> [Written instruction]
Begin the copy with the line that contains "Give me the" and end it with the line that contains "import * as". Print these lines exactly and omit all pictures.

> [Supplied records]

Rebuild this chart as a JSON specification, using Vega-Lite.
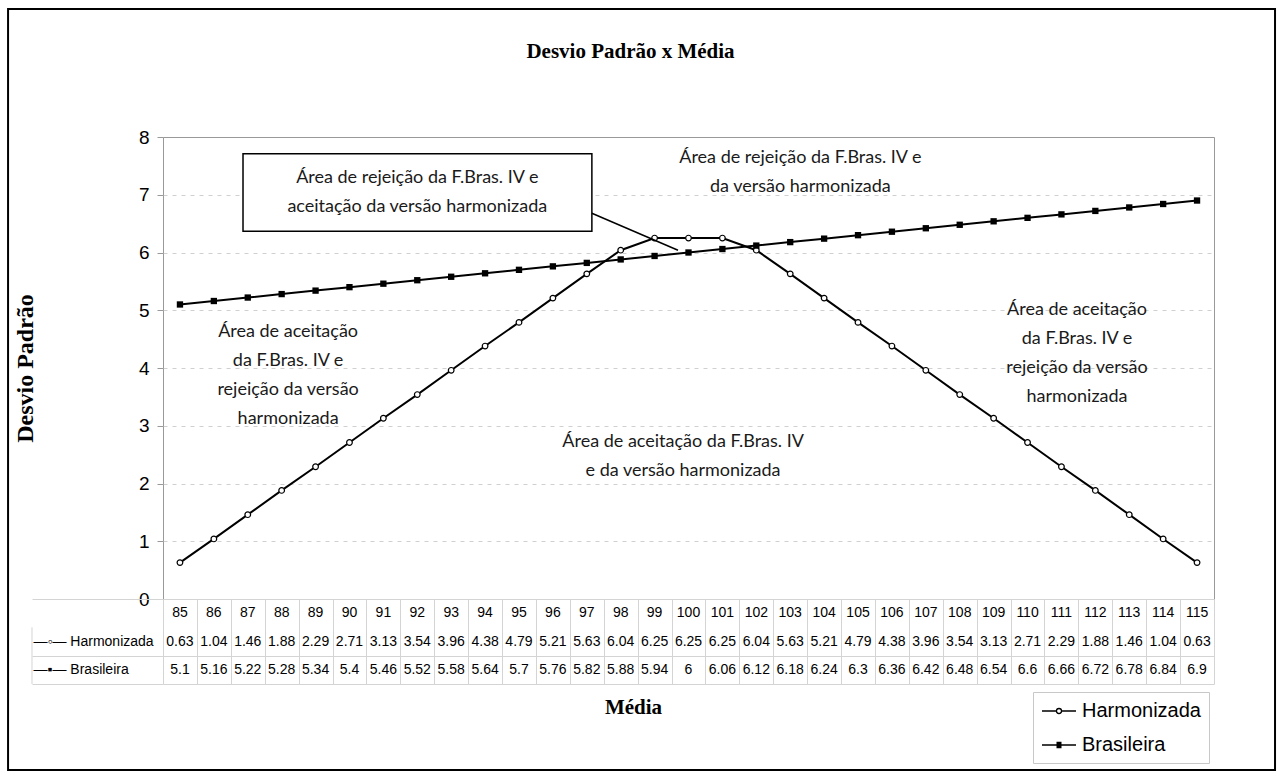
{
  "$schema": "https://vega.github.io/schema/vega-lite/v6.json",
  "background": "white",
  "padding": {"left": 7, "top": 8, "right": 5, "bottom": 5},
  "bounds": "flush",
  "spacing": 0,
  "config": {"view": {"stroke": "#999999"}},
  "datasets": {
    "d": [
      {"Media": 85, "Harmonizada": 0.63, "Brasileira": 5.1},
      {"Media": 86, "Harmonizada": 1.04, "Brasileira": 5.16},
      {"Media": 87, "Harmonizada": 1.46, "Brasileira": 5.22},
      {"Media": 88, "Harmonizada": 1.88, "Brasileira": 5.28},
      {"Media": 89, "Harmonizada": 2.29, "Brasileira": 5.34},
      {"Media": 90, "Harmonizada": 2.71, "Brasileira": 5.4},
      {"Media": 91, "Harmonizada": 3.13, "Brasileira": 5.46},
      {"Media": 92, "Harmonizada": 3.54, "Brasileira": 5.52},
      {"Media": 93, "Harmonizada": 3.96, "Brasileira": 5.58},
      {"Media": 94, "Harmonizada": 4.38, "Brasileira": 5.64},
      {"Media": 95, "Harmonizada": 4.79, "Brasileira": 5.7},
      {"Media": 96, "Harmonizada": 5.21, "Brasileira": 5.76},
      {"Media": 97, "Harmonizada": 5.63, "Brasileira": 5.82},
      {"Media": 98, "Harmonizada": 6.04, "Brasileira": 5.88},
      {"Media": 99, "Harmonizada": 6.25, "Brasileira": 5.94},
      {"Media": 100, "Harmonizada": 6.25, "Brasileira": 6},
      {"Media": 101, "Harmonizada": 6.25, "Brasileira": 6.06},
      {"Media": 102, "Harmonizada": 6.04, "Brasileira": 6.12},
      {"Media": 103, "Harmonizada": 5.63, "Brasileira": 6.18},
      {"Media": 104, "Harmonizada": 5.21, "Brasileira": 6.24},
      {"Media": 105, "Harmonizada": 4.79, "Brasileira": 6.3},
      {"Media": 106, "Harmonizada": 4.38, "Brasileira": 6.36},
      {"Media": 107, "Harmonizada": 3.96, "Brasileira": 6.42},
      {"Media": 108, "Harmonizada": 3.54, "Brasileira": 6.48},
      {"Media": 109, "Harmonizada": 3.13, "Brasileira": 6.54},
      {"Media": 110, "Harmonizada": 2.71, "Brasileira": 6.6},
      {"Media": 111, "Harmonizada": 2.29, "Brasileira": 6.66},
      {"Media": 112, "Harmonizada": 1.88, "Brasileira": 6.72},
      {"Media": 113, "Harmonizada": 1.46, "Brasileira": 6.78},
      {"Media": 114, "Harmonizada": 1.04, "Brasileira": 6.84},
      {"Media": 115, "Harmonizada": 0.63, "Brasileira": 6.9}
    ]
  },
  "vconcat": [
    {
      "width": 1051,
      "height": 462,
      "title": {"text": "Desvio Padrão x Média", "font": "Liberation Serif", "fontSize": 21, "fontWeight": "bold", "color": "black", "offset": 66, "dx": -58},
      "encoding": {
        "x": {"field": "Media", "type": "quantitative", "scale": {"domain": [84.5, 115.5], "nice": false, "zero": false}, "axis": null},
        "y": {"field": "Desvio", "type": "quantitative", "scale": {"domain": [0, 8], "nice": false, "zero": false},
          "axis": {"title": "Desvio Padrão", "titleFont": "Liberation Serif", "titleFontSize": 24, "titleFontWeight": "bold", "titleColor": "black", "titlePadding": 101,
            "values": [0, 1, 2, 3, 4, 5, 6, 7, 8], "labelFont": "Liberation Sans", "labelFontSize": 19, "labelColor": "black", "labelPadding": 8,
            "tickSize": 6, "tickColor": "#999999", "domain": false, "grid": true, "gridDash": [4, 5],
            "gridColor": {"condition": {"test": "datum.value == 0 || datum.value == 8", "value": "transparent"}, "value": "#d0d0d0"}}}
      },
      "layer": [
        {
          "data": {"name": "d"},
          "transform": [{"fold": ["Harmonizada", "Brasileira"], "as": ["Serie", "Desvio"]}],
          "layer": [
            {
              "mark": {"type": "line", "color": "black", "strokeWidth": 2},
              "encoding": {"detail": {"field": "Serie", "type": "nominal"}}
            },
            {
              "transform": [{"filter": "datum.Serie === 'Harmonizada'"}],
              "mark": {"type": "point", "shape": "circle", "size": 32, "filled": true, "fill": "white", "stroke": "black", "strokeWidth": 1.2, "opacity": 1}
            },
            {
              "transform": [{"filter": "datum.Serie === 'Brasileira'"}],
              "mark": {"type": "point", "shape": "square", "size": 40, "filled": true, "fill": "black", "opacity": 1}
            },
            {
              "transform": [{"filter": "false"}],
              "mark": {"type": "point", "filled": false, "color": "black", "strokeWidth": 1.3, "opacity": 1},
              "encoding": {
                "shape": {"field": "Serie", "type": "nominal",
                  "scale": {"domain": ["Harmonizada", "Brasileira"], "range": [
                    "M-1.7,0H-0.25M0.25,0H1.7M-0.25,0A0.25,0.25,0,1,0,0.25,0A0.25,0.25,0,1,0,-0.25,0Z",
                    "M-1.7,0H1.7M-0.25,-0.25H0.25M-0.25,-0.15H0.25M-0.25,-0.05H0.25M-0.25,0.05H0.25M-0.25,0.15H0.25M-0.25,0.25H0.25"]},
                  "legend": {"title": null, "orient": "none", "legendX": 870, "legendY": 555, "symbolSize": 400, "symbolOffset": 7,
                    "symbolStrokeColor": "black", "symbolStrokeWidth": 1.3,
                    "labelFont": "Liberation Sans", "labelFontSize": 20, "labelColor": "black", "labelOffset": 12, "rowPadding": 13, "padding": 8, "strokeColor": "#c8c8c8"}}
              }
            }
          ]
        },
        {
          "data": {"values": [{"Media": 86.86, "Media2": 97.15, "Desvio": 7.71, "Desvio2": 6.37}]},
          "mark": {"type": "rect", "fill": "white", "stroke": "black", "strokeWidth": 1.5},
          "encoding": {"x2": {"field": "Media2"}, "y2": {"field": "Desvio2"}}
        },
        {
          "data": {"values": [{"Media": 97.15, "Media2": 99.69, "Desvio": 6.68, "Desvio2": 6.04}]},
          "mark": {"type": "rule", "color": "black", "strokeWidth": 1.5},
          "encoding": {"x2": {"field": "Media2"}, "y2": {"field": "Desvio2"}}
        },
        {
          "data": {"values": [
            {"Media": 92.0, "Desvio": 7.29, "t": "Área de rejeição da F.Bras. IV e\naceitação da versão harmonizada"},
            {"Media": 103.3, "Desvio": 7.64, "t": "Área de rejeição da F.Bras. IV e\nda versão harmonizada"},
            {"Media": 88.19, "Desvio": 4.62, "t": "Área de aceitação\nda F.Bras. IV e\nrejeição da versão\nharmonizada"},
            {"Media": 111.46, "Desvio": 5.0, "t": "Área de aceitação\nda F.Bras. IV e\nrejeição da versão\nharmonizada"},
            {"Media": 99.84, "Desvio": 2.72, "t": "Área de aceitação da F.Bras. IV\ne da versão harmonizada"}
          ]},
          "mark": {"type": "text", "font": "Lato", "fontSize": 18, "lineHeight": 29, "lineBreak": "\n", "align": "center", "baseline": "middle", "color": "#1a1a1a"},
          "encoding": {"text": {"field": "t", "type": "nominal"}}
        }
      ]
    },
    {
      "width": 1051,
      "height": 85,
      "view": {"stroke": null},
      "resolve": {"scale": {"x": "independent", "y": "independent"}},
      "layer": [
        {
          "data": {"name": "d"},
          "transform": [{"fold": ["Harmonizada", "Brasileira"], "as": ["Serie", "Valor"]}],
          "layer": [
            {
              "mark": {"type": "text", "font": "Liberation Sans", "fontSize": 14, "color": "black"},
              "encoding": {
                "x": {"field": "Media", "type": "ordinal", "scale": {"type": "band", "paddingInner": 0, "paddingOuter": 0},
                  "axis": {"title": "Média", "titleFont": "Liberation Serif", "titleFontSize": 21, "titleFontWeight": "bold", "titleColor": "black", "titlePadding": 12, "titleX": 470,
                    "labels": false, "ticks": false, "domain": false, "grid": true, "tickBand": "extent", "gridColor": "#d4d4d4"}},
                "y": {"field": "Serie", "type": "nominal", "scale": {"type": "band", "domain": ["Média", "Harmonizada", "Brasileira"], "paddingInner": 0, "paddingOuter": 0},
                  "axis": {"title": null, "offset": 131, "tickSize": -131, "tickBand": "extent", "domain": false,
                    "tickColor": {"condition": {"test": "datum.value === 'Média'", "value": "transparent"}, "value": "#d4d4d4"},
                    "labelAlign": "left", "labelPadding": 130, "labelFont": "Liberation Sans", "labelFontSize": 14, "labelColor": "black",
                    "labelExpr": "datum.value === 'Harmonizada' ? '—◦— Harmonizada' : datum.value === 'Brasileira' ? '—▪— Brasileira' : ''",
                    "grid": true, "gridColor": {"condition": {"test": "datum.value === 'Média'", "value": "transparent"}, "value": "#d4d4d4"}}},
                "text": {"field": "Valor", "type": "nominal"}
              }
            },
            {
              "transform": [{"filter": "datum.Serie === 'Harmonizada'"}],
              "mark": {"type": "text", "font": "Liberation Sans", "fontSize": 14, "color": "black"},
              "encoding": {
                "x": {"field": "Media", "type": "ordinal"},
                "y": {"datum": "Média", "type": "nominal"},
                "text": {"field": "Media", "type": "nominal"}
              }
            }
          ]
        },
        {
          "data": {"values": [{"fx": 80.636, "fy": 0.667, "fy2": 0}]},
          "mark": {"type": "rule", "color": "#d4d4d4", "strokeWidth": 1},
          "encoding": {
            "x": {"field": "fx", "type": "quantitative", "scale": {"domain": [84.5, 115.5], "nice": false, "zero": false}, "axis": null},
            "y": {"field": "fy", "type": "quantitative", "scale": {"domain": [0, 1], "nice": false, "zero": false}, "axis": null},
            "y2": {"field": "fy2"}
          }
        },
        {
          "data": {"values": [{"fx": 79.93, "fx2": 117.3, "fy": 7.941, "fy2": -1.012}]},
          "mark": {"type": "rect", "fill": null, "fillOpacity": 0, "stroke": "black", "strokeWidth": 2},
          "encoding": {
            "x": {"field": "fx", "type": "quantitative", "scale": {"domain": [84.5, 115.5], "nice": false, "zero": false}, "axis": null},
            "x2": {"field": "fx2"},
            "y": {"field": "fy", "type": "quantitative", "scale": {"domain": [0, 1], "nice": false, "zero": false}, "axis": null},
            "y2": {"field": "fy2"}
          }
        }
      ]
    }
  ]
}
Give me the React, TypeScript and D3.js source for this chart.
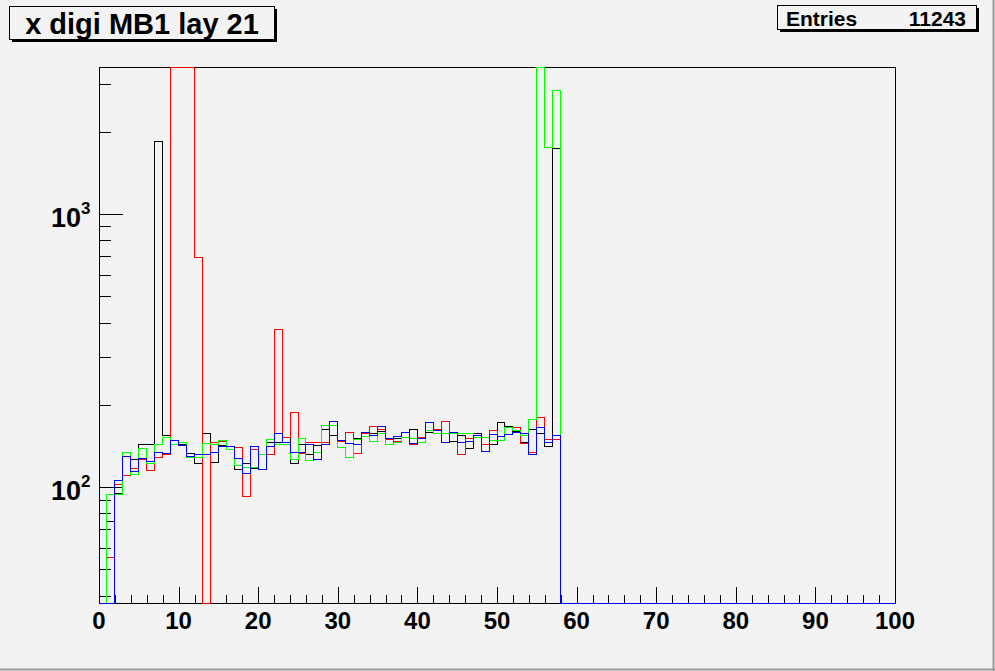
import { useEffect, useRef } from "react";
import * as d3 from "d3";

// bin contents, bins of width 1 starting at 0.
// bins 58..99 are empty for every series.
const black = [
  0, 75, 95, 129, 126, 143, 143, 1836, 154, 148, 143, 133, 122, 157, 123, 142,
  137, 116, 122, 117, 131, 145, 146, 152, 122, 143, 131, 142, 162, 155, 148,
  144, 151, 157, 157, 160, 150, 150, 158, 162, 150, 158, 161, 174, 147, 155,
  138, 157, 143, 143, 172, 167, 160, 145, 162, 157, 141, 1730,
];
const red = [
  0, 55, 102, 110, 117, 126, 115, 128, 132, 5000, 5000, 5000, 693, 0, 145, 147,
  137, 140, 92, 137, 132, 132, 376, 152, 188, 133, 145, 145, 145, 168, 147, 158,
  133, 157, 167, 163, 149, 147, 158, 143, 152, 172, 163, 174, 159, 132, 151,
  155, 143, 161, 153, 165, 165, 144, 134, 180, 149, 149,
];
const green = [
  0, 94, 94, 134, 111, 138, 122, 143, 152, 143, 145, 128, 128, 144, 143, 148,
  137, 120, 118, 118, 132, 149, 143, 143, 126, 151, 125, 134, 168, 168, 140,
  128, 149, 153, 147, 157, 143, 146, 152, 150, 146, 161, 157, 157, 157, 157,
  157, 152, 152, 148, 148, 165, 161, 155, 176, 5000, 1745, 2845,
];
const blue = [
  0, 0, 106, 129, 114, 127, 124, 134, 133, 148, 142, 129, 131, 132, 134, 141,
  141, 127, 112, 141, 116, 141, 157, 145, 134, 134, 143, 126, 143, 174, 148,
  144, 143, 158, 155, 167, 150, 153, 158, 144, 150, 172, 161, 145, 158, 146,
  147, 155, 135, 156, 153, 156, 159, 157, 132, 165, 145, 154,
];

const series = [
  { name: "black", values: black, color: "#000000" },
  { name: "red", values: red, color: "#ff0000" },
  { name: "green", values: green, color: "#00ff00" },
  { name: "blue", values: blue, color: "#0000ff" },
];

const nBins = 100;
const xTickLabels = ["0", "10", "20", "30", "40", "50", "60", "70", "80", "90", "100"];
const yMin = 37.6;
const yMax = 3454;
const yTicks = [40, 50, 60, 70, 80, 90, 100, 200, 300, 400, 500, 600, 700, 800, 900, 1000, 2000, 3000];
const yDecades = [2, 3];
const title = "x digi MB1 lay 21";
const entries = "11243";

const W = 995;
const H = 671;
const bg = "#f3f3f3";
const font = "'Liberation Sans', Arial, Helvetica, sans-serif";

export default function App() {
  const svgRef = useRef<SVGSVGElement | null>(null);

  useEffect(() => {
    document.body.style.margin = "0";
    const svg = d3.select(svgRef.current);
    svg.selectAll("*").remove();

    const x = d3.scaleLinear().domain([0, 100]).range([99, 895]);
    const y = d3.scaleLog().domain([yMin, yMax]).range([603, 67]);

    svg.append("rect").attr("width", W).attr("height", H).attr("fill", bg);
    // canvas border
    svg.append("line").attr("x1", W - 1.5).attr("x2", W - 1.5).attr("y1", 0).attr("y2", H)
      .attr("stroke", "#9a9a9a").attr("stroke-width", 2);
    svg.append("line").attr("x1", 0).attr("x2", W).attr("y1", H - 1.5).attr("y2", H - 1.5)
      .attr("stroke", "#9a9a9a").attr("stroke-width", 2);

    // frame
    svg.append("rect")
      .attr("x", 99.5).attr("y", 67.5).attr("width", 796).attr("height", 536)
      .attr("fill", bg).attr("stroke", "#000").attr("stroke-width", 1);

    const g = svg.append("g").attr("shape-rendering", "crispEdges");

    // x ticks every 2 units, major every 10
    d3.range(0, 101, 2).forEach((v) => {
      const major = v % 10 === 0;
      const px = Math.round(x(v)) + 0.5;
      g.append("line").attr("x1", px).attr("x2", px)
        .attr("y1", 603).attr("y2", 603 - (major ? 16 : 8)).attr("stroke", "#000");
    });
    xTickLabels.forEach((t) => {
      svg.append("text").attr("x", x(+t)).attr("y", 629)
        .attr("text-anchor", "middle").attr("font-family", font)
        .attr("font-weight", "bold").attr("font-size", 24).text(t);
    });

    // y ticks (log)
    yTicks.forEach((v) => {
      const major = Math.abs(Math.log10(v) - Math.round(Math.log10(v))) < 1e-9;
      const py = Math.round(y(v)) + 0.5;
      g.append("line").attr("x1", 99).attr("x2", 99 + (major ? 24 : 12))
        .attr("y1", py).attr("y2", py).attr("stroke", "#000");
    });
    yDecades.forEach((d) => {
      const py = y(Math.pow(10, d));
      const t = svg.append("text").attr("x", 51).attr("y", py + 13)
        .attr("font-family", font).attr("font-weight", "bold").attr("font-size", 27);
      t.append("tspan").text("10");
      t.append("tspan").attr("dy", -13).attr("font-size", 17).text(String(d));
    });

    // histograms
    const line = d3.line<[number, number]>()
      .x((d) => x(d[0]))
      .y((d) => y(Math.min(yMax, Math.max(yMin, d[1]))))
      .curve(d3.curveStepAfter);

    series.forEach((s) => {
      const pts: [number, number][] = d3.range(nBins).map((k) => [k, s.values[k] ?? 0]);
      pts.push([nBins, s.values[nBins - 1] ?? 0]);
      g.append("path").attr("d", line(pts)).attr("fill", "none")
        .attr("stroke", s.color).attr("stroke-width", 1);
    });

    // title box
    svg.append("rect").attr("x", 12).attr("y", 9).attr("width", 265).attr("height", 33).attr("fill", "#000");
    svg.append("rect").attr("x", 9.5).attr("y", 6.5).attr("width", 265).attr("height", 33)
      .attr("fill", bg).attr("stroke", "#000");
    svg.append("text").attr("x", 142).attr("y", 34).attr("text-anchor", "middle")
      .attr("font-family", font).attr("font-weight", "bold").attr("font-size", 29).text(title);

    // stats box
    svg.append("rect").attr("x", 780).attr("y", 8).attr("width", 199).attr("height", 24).attr("fill", "#000");
    svg.append("rect").attr("x", 777.5).attr("y", 5.5).attr("width", 199).attr("height", 24)
      .attr("fill", bg).attr("stroke", "#000");
    svg.append("text").attr("x", 786).attr("y", 26).attr("font-family", font)
      .attr("font-weight", "bold").attr("font-size", 21).text("Entries");
    svg.append("text").attr("x", 966).attr("y", 26).attr("text-anchor", "end").attr("font-family", font)
      .attr("font-weight", "bold").attr("font-size", 21).text(entries);
  }, []);

  return <svg ref={svgRef} width={W} height={H} style={{ display: "block" }} />;
}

> [Solution below]
Give me the React, TypeScript and D3.js source for this chart.
import { useEffect, useRef } from "react";
import * as d3 from "d3";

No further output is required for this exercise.